:: INFORMATION SUPPLIED ::

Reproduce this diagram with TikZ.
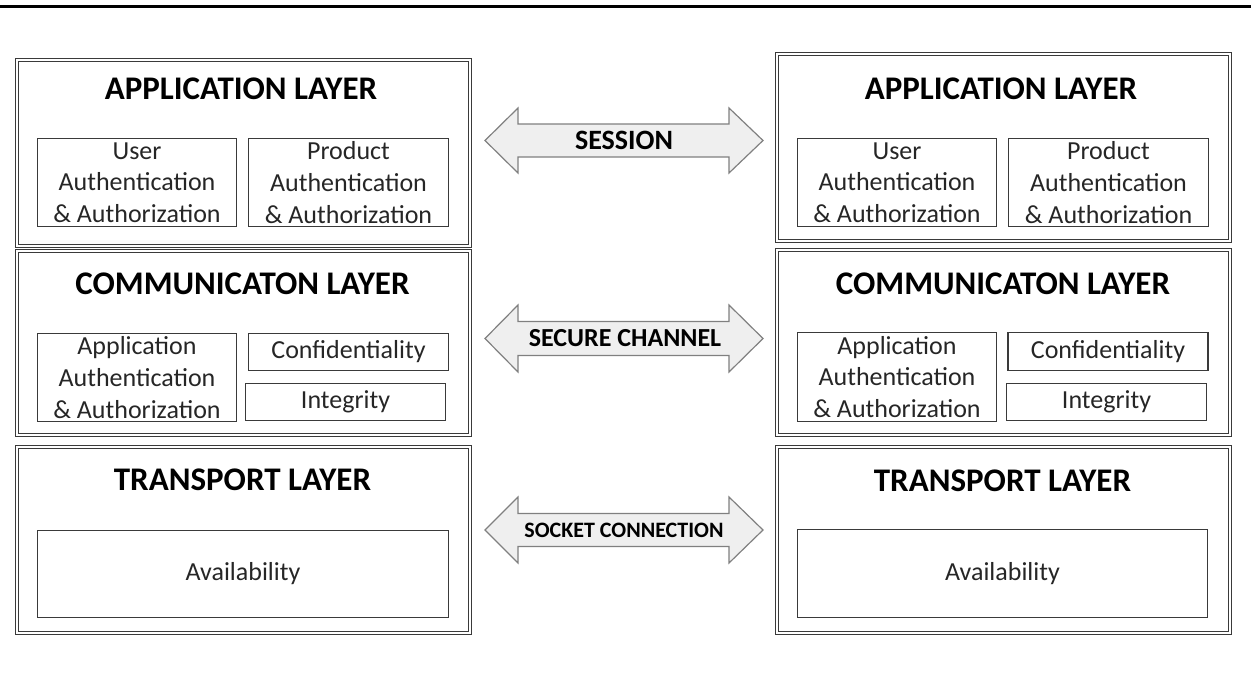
\documentclass[tikz,border=0pt]{standalone}
\usepackage{fontspec}
\setmainfont{Carlito}
\definecolor{boxgray}{HTML}{3A3A3A}
\definecolor{textgray}{HTML}{262626}
\definecolor{arrgray}{HTML}{808080}
\definecolor{arrfill}{HTML}{EFEFEF}
\newcommand\blockarrow[4]{% #1 name, #2 centre y, #3 shaft half height, #4 head half height
  \coordinate (#1L) at (485,#2);
  \coordinate (#1R) at (763,#2);
  \draw[arrowshape] (#1L) -- (518,#2-#4) -- (518,#2-#3) -- (729,#2-#3) -- (729,#2-#4)
     -- (#1R) -- (729,#2+#4) -- (729,#2+#3) -- (518,#2+#3) -- (518,#2+#4) -- cycle;}
\begin{document}
\begin{tikzpicture}[x=1pt,y=-1pt,
  layer/.style={draw=boxgray, double=white, double distance=1.6pt, line width=1.3pt,
    inner sep=0pt, minimum width=452.8pt},
  title/.style={font=\fontsize{33}{40}\selectfont\bfseries, text=black, anchor=base, inner sep=0pt},
  inbox/.style={draw=boxgray, line width=1.2pt, inner sep=0pt, align=center,
    font=\fontsize{26}{31.7}\selectfont, text=textgray},
  arrowshape/.style={draw=arrgray, fill=arrfill, line width=1.2pt, line join=miter},
  arrlabel/.style={text=black, inner sep=0pt}]
\useasboundingbox (0,0) rectangle (1251,675);
% top rule
\coordinate (ruleL) at (0,6.5);
\coordinate (ruleR) at (1251,6.5);
\draw[line width=3pt, black] (ruleL) -- (ruleR);

% ---------- left stack ----------
\node[layer, minimum height=185.8pt] (lapp) at (243.5,153) {};
\node[layer, minimum height=183.8pt] (lcom) at (243.5,343) {};
\node[layer, minimum height=185.8pt] (ltra) at (243.5,540) {};
\node[title] (lappt) at (241,99) {APPLICATION LAYER};
\node[title] (lcomt) at (242.5,294.5) {COMMUNICATON LAYER};
\node[title] (ltrat) at (242.5,490) {TRANSPORT LAYER};
\node[inbox, minimum width=199pt, minimum height=88pt] (luser) at (137,182.5) {User\\Authentication\\\& Authorization};
\node[inbox, minimum width=200pt, minimum height=88pt] (lprod) at (348.5,182.5) {Product\\Authentication\\\& Authorization};
\node[inbox, minimum width=199pt, minimum height=88pt] (laaa) at (137,377.5) {Application\\Authentication\\\& Authorization};
\node[inbox, minimum width=200pt, minimum height=37pt] (lconf) at (348.5,352) {Confidentiality};
\node[inbox, minimum width=200pt, minimum height=37pt] (linte) at (345.5,402) {Integrity};
\node[inbox, minimum width=411pt, minimum height=87pt] (lavai) at (243,574) {Availability};

% ---------- right stack ----------
\node[layer, minimum height=186.8pt] (rapp) at (1003.5,147.5) {};
\node[layer, minimum height=184.8pt] (rcom) at (1003.5,342.5) {};
\node[layer, minimum height=185.8pt] (rtra) at (1003.5,540) {};
\node[title] (rappt) at (1001,99) {APPLICATION LAYER};
\node[title] (rcomt) at (1003,294) {COMMUNICATON LAYER};
\node[title] (rtrat) at (1002.5,491) {TRANSPORT LAYER};
\node[inbox, minimum width=199pt, minimum height=88pt] (ruser) at (897,182.5) {User\\Authentication\\\& Authorization};
\node[inbox, minimum width=200pt, minimum height=88pt] (rprod) at (1108.5,182.5) {Product\\Authentication\\\& Authorization};
\node[inbox, minimum width=199pt, minimum height=89pt] (raaa) at (897,377) {Application\\Authentication\\\& Authorization};
\node[inbox, minimum width=200pt, minimum height=38pt] (rconf) at (1108,351.5) {Confidentiality};
\node[inbox, minimum width=200pt, minimum height=37pt] (rinte) at (1106.5,402) {Integrity};
\node[inbox, minimum width=410pt, minimum height=88pt] (ravai) at (1002.5,573.5) {Availability};

% ---------- block arrows ----------
\blockarrow{ses}{140.5}{16.5}{32.5}
\blockarrow{sec}{338.5}{17}{33.5}
\blockarrow{soc}{530}{16.5}{33}
\node[arrlabel, font=\fontsize{28}{34}\selectfont\bfseries] (sesl) at (624,140.8) {SESSION};
\node[arrlabel, font=\fontsize{26}{31}\selectfont\bfseries] (secl) at (625,337.7) {SECURE CHANNEL};
\node[arrlabel, font=\fontsize{22}{27}\selectfont\bfseries] (socl) at (624,530) {SOCKET CONNECTION};
\end{tikzpicture}
\end{document}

:::

Pictures are excluded: retype only the lines from the beginning of the listing above through the line with "(ruleL) -- (ruleR);", both included.

IN RESPONSE:
Reproduce this diagram with TikZ.
\documentclass[tikz,border=0pt]{standalone}
\usepackage{fontspec}
\setmainfont{Carlito}
\definecolor{boxgray}{HTML}{3A3A3A}
\definecolor{textgray}{HTML}{262626}
\definecolor{arrgray}{HTML}{808080}
\definecolor{arrfill}{HTML}{EFEFEF}
\newcommand\blockarrow[4]{% #1 name, #2 centre y, #3 shaft half height, #4 head half height
  \coordinate (#1L) at (485,#2);
  \coordinate (#1R) at (763,#2);
  \draw[arrowshape] (#1L) -- (518,#2-#4) -- (518,#2-#3) -- (729,#2-#3) -- (729,#2-#4)
     -- (#1R) -- (729,#2+#4) -- (729,#2+#3) -- (518,#2+#3) -- (518,#2+#4) -- cycle;}
\begin{document}
\begin{tikzpicture}[x=1pt,y=-1pt,
  layer/.style={draw=boxgray, double=white, double distance=1.6pt, line width=1.3pt,
    inner sep=0pt, minimum width=452.8pt},
  title/.style={font=\fontsize{33}{40}\selectfont\bfseries, text=black, anchor=base, inner sep=0pt},
  inbox/.style={draw=boxgray, line width=1.2pt, inner sep=0pt, align=center,
    font=\fontsize{26}{31.7}\selectfont, text=textgray},
  arrowshape/.style={draw=arrgray, fill=arrfill, line width=1.2pt, line join=miter},
  arrlabel/.style={text=black, inner sep=0pt}]
\useasboundingbox (0,0) rectangle (1251,675);
% top rule
\coordinate (ruleL) at (0,6.5);
\coordinate (ruleR) at (1251,6.5);
\draw[line width=3pt, black] (ruleL) -- (ruleR);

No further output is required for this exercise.